Task details:
Return exactly, please, the lines that run from the line with "Emit a Python" to the line with "from matplotlib.patches import Patch", ends included, and omit all pictures.

— Start of Task material —

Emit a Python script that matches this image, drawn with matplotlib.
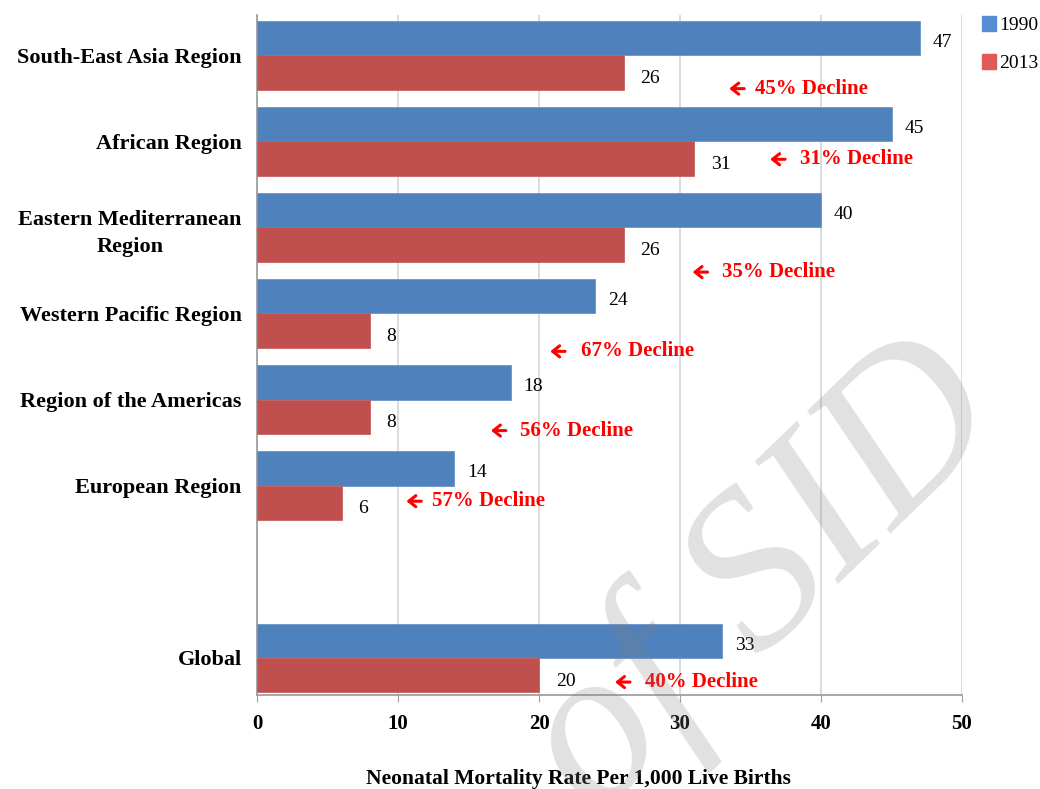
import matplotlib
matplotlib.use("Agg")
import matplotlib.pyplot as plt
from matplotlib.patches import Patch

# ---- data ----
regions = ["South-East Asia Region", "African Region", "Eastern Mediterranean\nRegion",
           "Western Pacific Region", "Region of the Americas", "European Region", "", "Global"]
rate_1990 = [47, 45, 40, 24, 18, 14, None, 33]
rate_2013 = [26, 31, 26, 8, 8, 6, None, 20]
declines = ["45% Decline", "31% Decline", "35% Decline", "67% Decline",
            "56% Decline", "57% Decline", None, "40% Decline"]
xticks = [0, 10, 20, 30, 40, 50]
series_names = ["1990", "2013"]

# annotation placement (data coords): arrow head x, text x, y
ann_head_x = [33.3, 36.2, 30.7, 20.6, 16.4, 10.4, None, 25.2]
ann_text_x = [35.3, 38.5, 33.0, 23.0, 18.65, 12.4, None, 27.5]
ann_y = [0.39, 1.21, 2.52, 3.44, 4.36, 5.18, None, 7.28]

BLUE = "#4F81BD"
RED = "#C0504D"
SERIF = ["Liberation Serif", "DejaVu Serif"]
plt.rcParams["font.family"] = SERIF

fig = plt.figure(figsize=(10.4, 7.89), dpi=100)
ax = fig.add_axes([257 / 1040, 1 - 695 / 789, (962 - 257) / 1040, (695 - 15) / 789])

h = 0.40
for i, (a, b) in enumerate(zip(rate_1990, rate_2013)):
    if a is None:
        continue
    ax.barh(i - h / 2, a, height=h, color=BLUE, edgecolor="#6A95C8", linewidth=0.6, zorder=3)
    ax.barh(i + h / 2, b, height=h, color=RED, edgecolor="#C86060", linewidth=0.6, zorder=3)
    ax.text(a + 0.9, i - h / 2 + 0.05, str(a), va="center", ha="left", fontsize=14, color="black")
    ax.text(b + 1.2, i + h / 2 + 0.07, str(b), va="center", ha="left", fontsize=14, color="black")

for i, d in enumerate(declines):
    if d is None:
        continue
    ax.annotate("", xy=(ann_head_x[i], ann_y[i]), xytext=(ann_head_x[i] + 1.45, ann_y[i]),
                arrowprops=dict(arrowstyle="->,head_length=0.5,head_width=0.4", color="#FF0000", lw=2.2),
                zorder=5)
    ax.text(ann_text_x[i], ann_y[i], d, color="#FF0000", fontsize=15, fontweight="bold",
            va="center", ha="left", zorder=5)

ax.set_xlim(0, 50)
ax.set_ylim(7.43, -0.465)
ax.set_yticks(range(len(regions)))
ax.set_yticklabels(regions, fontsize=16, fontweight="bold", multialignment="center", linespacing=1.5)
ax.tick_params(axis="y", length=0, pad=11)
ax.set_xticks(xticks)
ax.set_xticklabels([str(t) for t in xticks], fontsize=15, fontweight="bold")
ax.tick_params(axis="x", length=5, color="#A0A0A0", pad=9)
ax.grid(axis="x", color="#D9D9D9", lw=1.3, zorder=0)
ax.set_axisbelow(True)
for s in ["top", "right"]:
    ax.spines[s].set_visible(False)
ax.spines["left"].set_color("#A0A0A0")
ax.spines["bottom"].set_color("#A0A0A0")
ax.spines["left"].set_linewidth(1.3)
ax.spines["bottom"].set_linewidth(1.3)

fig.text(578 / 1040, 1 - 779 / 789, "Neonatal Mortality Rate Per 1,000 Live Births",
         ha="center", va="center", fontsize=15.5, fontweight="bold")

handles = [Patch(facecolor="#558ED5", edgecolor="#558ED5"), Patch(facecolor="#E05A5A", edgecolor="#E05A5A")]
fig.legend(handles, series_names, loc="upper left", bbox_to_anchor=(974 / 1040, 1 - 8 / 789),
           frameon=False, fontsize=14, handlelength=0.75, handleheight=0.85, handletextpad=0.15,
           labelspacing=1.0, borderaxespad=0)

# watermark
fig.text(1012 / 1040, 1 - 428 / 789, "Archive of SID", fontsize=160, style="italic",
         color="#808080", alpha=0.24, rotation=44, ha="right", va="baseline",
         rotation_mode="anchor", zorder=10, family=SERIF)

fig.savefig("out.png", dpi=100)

— End of Task material —
— Start of Task material —

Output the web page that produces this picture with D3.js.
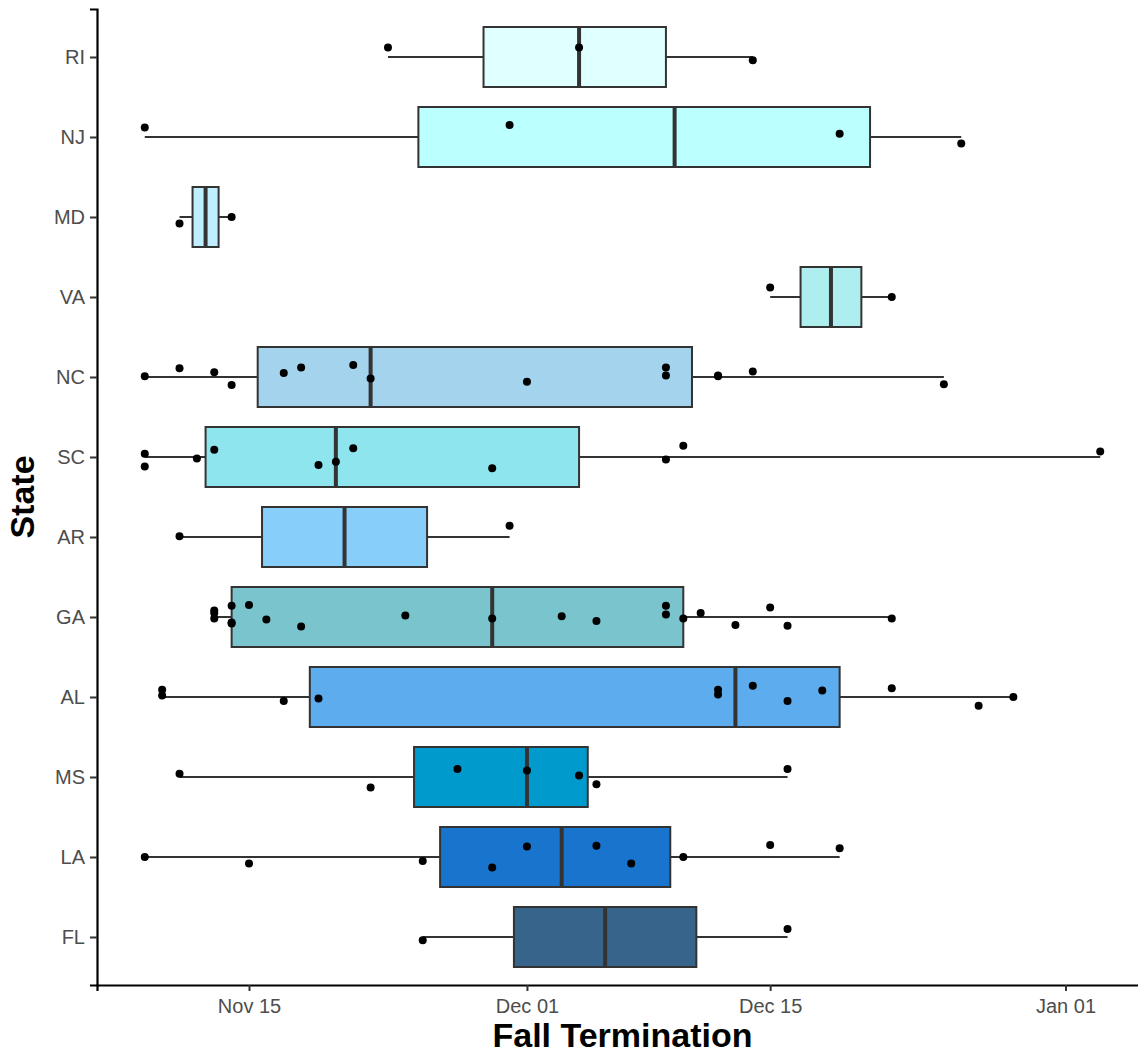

— End of Task material —

Worked answer:
Emit a Python script that matches this image, drawn with matplotlib.
import matplotlib
matplotlib.use("Agg")
import matplotlib.pyplot as plt
from matplotlib.patches import Patch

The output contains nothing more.